I do not believe that there can be any doubt that the Panama Papers revelations will have consequences for many jurisdictions and a discussion of the taxation of shipping can be deferred to another day. However, I do take issue with the implications that the so-called “open” registries provide inferior safety regulation or inferior maritime services of any sort.
The decision to use a registry has many facets – flexibility in vessel registration, inspections, adequate representation of shipowners at IMO, processing of seamen’s papers are but a few of the concerns. As noted by others, the open registries have generally acceded to the IMO and ILO conventions. Information on the status is available at imo.org.
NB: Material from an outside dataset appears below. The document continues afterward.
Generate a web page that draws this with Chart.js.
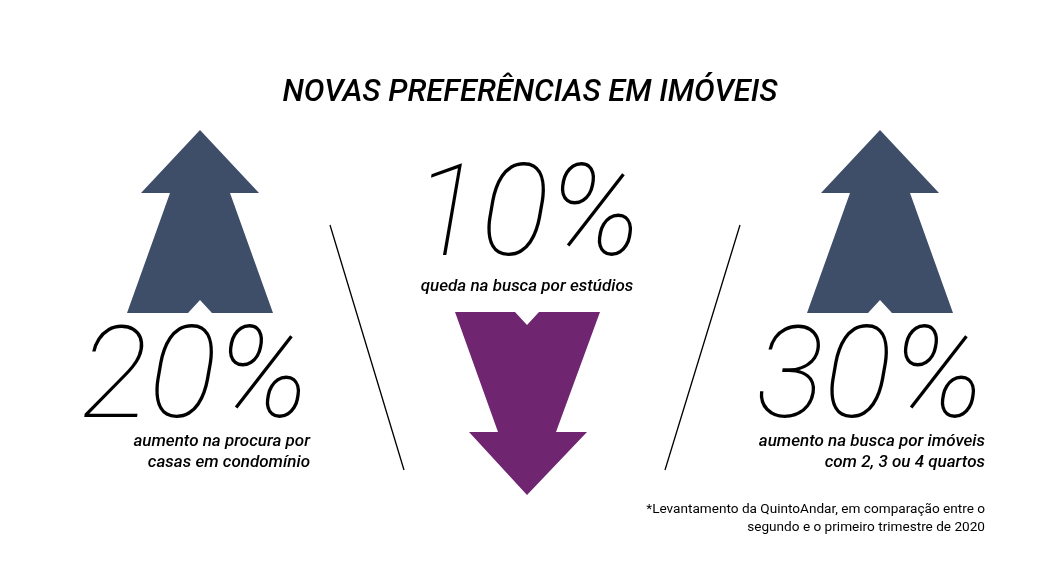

Regulation of vessels generally originates from the United Nations and is implemented by the flag states and their enforcement of inspections and surveys. In addition to flag state regulation, each state at which a vessel calls is entitled to inspect the vessel for compliance with IMO and local standards. This is documented in several agreements, the most recognized of which is the Paris Memorandum of Understanding. Within the annual report by the Secretariat for the Paris MOU are many statistics and, based on the ratio of vessel detentions to inspections, a list of registries as white, grey or black. Needless to say, vessels registered in grey or black listed registries will most likely be subject to local inspection.
I note that all of the open registries mentioned are in the white list and, in order of fewest detentions per inspection (based on the 2012 report) are the Bahamas (8), Liberia (14), Marshall Islands (18), Bermuda (26) and Panama (32). All of these have fewer detentions/inspection than the United States (39). For completeness, Belgium ranked (19).
We have only begun to see the fallout from the Panama Papers revelations. However, a review of the safety standards of open registries is not one that I anticipate.